• _DIRECTIONS FOR THIS TASK_: Extract the lines from the start through the line that holds "const close2007 = [847];", both included, omitting all images.

• _DATA BLOCK_:

===

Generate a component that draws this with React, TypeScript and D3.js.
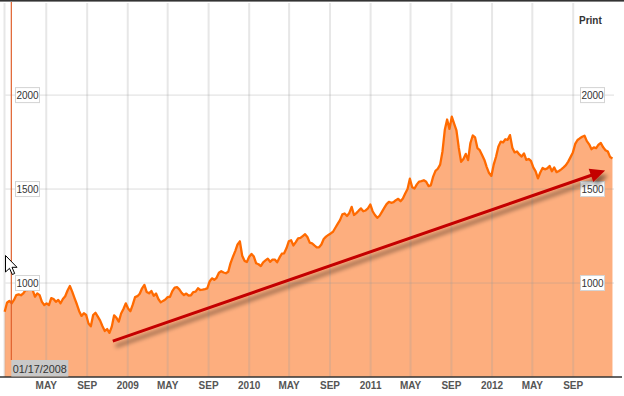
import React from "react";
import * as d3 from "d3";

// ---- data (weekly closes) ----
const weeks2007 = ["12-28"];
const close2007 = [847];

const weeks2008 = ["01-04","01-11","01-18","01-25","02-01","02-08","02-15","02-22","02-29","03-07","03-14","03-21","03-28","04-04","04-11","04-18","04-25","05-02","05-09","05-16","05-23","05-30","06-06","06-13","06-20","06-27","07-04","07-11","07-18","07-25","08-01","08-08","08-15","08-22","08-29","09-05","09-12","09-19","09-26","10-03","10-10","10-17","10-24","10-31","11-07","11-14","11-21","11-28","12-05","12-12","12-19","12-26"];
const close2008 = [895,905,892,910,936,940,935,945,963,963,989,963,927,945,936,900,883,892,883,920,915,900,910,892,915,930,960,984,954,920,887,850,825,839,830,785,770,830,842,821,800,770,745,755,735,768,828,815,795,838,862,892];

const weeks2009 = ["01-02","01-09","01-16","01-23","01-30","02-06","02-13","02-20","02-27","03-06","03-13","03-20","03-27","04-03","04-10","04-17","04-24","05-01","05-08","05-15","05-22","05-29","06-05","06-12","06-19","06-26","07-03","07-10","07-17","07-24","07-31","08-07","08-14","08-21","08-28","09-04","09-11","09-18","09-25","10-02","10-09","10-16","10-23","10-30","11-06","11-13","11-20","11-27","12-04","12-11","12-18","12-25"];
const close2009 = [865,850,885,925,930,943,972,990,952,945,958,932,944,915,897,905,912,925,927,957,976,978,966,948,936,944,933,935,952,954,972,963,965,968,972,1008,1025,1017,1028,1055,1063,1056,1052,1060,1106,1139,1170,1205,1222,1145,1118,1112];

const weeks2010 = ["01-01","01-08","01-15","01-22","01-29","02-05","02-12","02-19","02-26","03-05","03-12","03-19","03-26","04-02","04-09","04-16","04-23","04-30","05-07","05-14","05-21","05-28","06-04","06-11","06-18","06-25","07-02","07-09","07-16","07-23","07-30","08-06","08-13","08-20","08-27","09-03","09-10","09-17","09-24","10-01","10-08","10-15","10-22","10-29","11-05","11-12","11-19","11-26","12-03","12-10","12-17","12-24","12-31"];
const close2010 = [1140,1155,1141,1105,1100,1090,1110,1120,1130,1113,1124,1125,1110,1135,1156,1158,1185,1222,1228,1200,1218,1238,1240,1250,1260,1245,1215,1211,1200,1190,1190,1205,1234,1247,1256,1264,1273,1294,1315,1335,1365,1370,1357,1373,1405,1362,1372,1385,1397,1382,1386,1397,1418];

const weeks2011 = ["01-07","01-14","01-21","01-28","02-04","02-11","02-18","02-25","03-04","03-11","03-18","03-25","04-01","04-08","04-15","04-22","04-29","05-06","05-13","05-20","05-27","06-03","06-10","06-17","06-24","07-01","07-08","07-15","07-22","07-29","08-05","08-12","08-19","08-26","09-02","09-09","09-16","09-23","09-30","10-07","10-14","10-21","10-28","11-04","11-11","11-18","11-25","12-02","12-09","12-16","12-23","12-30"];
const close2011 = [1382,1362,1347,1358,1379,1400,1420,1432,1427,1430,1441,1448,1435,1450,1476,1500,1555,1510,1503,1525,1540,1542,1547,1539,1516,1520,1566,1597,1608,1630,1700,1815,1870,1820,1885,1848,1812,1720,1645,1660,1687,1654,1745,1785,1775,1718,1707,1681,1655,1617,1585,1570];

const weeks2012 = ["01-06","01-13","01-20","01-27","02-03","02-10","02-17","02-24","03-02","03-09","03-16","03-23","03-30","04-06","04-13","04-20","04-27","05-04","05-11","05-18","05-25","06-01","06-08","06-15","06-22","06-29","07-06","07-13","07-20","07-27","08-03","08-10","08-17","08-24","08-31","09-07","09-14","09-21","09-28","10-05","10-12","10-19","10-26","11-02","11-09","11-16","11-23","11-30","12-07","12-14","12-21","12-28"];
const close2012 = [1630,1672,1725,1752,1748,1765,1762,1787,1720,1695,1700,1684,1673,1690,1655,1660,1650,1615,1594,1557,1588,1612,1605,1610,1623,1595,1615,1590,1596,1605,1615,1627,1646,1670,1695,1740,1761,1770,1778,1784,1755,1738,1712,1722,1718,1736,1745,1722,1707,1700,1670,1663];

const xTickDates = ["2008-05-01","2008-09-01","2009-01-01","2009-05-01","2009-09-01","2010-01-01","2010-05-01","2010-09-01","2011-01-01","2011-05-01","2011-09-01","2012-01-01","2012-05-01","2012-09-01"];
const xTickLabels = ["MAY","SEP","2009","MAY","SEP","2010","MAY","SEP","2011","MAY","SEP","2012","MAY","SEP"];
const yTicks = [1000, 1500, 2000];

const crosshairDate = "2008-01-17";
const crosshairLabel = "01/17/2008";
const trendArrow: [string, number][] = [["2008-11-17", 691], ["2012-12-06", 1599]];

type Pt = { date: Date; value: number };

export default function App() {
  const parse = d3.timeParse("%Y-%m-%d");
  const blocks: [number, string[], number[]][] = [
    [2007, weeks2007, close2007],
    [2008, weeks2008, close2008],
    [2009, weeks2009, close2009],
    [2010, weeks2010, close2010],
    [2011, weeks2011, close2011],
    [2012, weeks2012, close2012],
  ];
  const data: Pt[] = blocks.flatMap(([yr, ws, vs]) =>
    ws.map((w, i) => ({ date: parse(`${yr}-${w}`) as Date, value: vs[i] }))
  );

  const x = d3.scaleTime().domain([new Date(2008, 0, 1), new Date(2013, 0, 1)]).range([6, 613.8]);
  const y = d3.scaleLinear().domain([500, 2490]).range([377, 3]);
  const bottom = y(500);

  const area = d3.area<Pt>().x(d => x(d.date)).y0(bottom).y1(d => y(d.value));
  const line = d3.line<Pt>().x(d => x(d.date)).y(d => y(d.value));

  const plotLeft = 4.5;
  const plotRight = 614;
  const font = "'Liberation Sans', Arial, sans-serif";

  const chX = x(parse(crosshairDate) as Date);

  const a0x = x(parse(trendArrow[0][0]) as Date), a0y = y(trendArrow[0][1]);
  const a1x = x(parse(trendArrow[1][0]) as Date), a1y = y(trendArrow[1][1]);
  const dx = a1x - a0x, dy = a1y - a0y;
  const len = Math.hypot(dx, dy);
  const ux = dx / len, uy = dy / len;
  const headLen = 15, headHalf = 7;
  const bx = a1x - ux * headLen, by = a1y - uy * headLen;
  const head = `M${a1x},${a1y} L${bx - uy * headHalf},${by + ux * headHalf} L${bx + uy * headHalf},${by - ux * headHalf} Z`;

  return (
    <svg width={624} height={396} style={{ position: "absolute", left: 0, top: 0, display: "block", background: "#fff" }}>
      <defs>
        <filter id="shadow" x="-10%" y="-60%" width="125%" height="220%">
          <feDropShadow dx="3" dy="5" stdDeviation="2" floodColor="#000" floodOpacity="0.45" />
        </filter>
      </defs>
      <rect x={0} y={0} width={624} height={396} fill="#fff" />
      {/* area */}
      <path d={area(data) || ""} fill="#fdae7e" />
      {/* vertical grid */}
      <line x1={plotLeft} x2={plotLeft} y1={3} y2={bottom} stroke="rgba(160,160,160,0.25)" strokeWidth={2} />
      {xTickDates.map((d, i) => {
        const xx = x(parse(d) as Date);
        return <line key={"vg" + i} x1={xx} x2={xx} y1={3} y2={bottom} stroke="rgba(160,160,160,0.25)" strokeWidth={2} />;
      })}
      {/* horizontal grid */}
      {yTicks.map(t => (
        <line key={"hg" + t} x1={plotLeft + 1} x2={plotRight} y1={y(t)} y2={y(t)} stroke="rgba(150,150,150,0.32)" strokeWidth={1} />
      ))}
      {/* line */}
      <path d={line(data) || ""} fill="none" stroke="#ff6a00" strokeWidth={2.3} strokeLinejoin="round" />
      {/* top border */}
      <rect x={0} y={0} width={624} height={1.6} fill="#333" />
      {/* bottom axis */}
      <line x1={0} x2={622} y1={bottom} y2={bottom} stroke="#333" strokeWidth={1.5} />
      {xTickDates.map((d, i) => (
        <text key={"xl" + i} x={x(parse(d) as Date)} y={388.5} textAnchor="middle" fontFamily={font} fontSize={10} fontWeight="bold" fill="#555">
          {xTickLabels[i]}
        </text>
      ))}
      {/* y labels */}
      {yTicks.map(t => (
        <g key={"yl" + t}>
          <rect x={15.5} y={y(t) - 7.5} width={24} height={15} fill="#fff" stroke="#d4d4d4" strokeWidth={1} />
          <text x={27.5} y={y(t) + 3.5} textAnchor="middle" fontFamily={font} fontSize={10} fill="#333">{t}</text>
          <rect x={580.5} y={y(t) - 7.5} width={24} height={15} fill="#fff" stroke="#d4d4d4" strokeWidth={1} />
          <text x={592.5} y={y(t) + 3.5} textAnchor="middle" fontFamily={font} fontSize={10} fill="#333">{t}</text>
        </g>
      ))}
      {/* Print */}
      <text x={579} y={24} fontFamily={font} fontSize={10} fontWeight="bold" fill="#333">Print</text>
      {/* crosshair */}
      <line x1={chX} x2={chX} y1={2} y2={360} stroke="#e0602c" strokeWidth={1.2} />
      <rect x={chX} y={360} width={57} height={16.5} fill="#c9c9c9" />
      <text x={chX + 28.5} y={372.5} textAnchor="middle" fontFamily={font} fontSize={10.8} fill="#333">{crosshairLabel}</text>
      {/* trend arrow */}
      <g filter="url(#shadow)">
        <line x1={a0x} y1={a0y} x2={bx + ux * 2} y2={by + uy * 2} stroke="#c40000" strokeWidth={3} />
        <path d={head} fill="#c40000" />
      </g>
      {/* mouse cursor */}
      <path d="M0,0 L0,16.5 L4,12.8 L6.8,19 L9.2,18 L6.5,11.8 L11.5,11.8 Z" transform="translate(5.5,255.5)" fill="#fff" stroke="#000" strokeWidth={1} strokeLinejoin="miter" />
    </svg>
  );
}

===

• _ANSWER TO THIS PROBLEM_:
Generate a component that draws this with React, TypeScript and D3.js.
import React from "react";
import * as d3 from "d3";

// ---- data (weekly closes) ----
const weeks2007 = ["12-28"];
const close2007 = [847];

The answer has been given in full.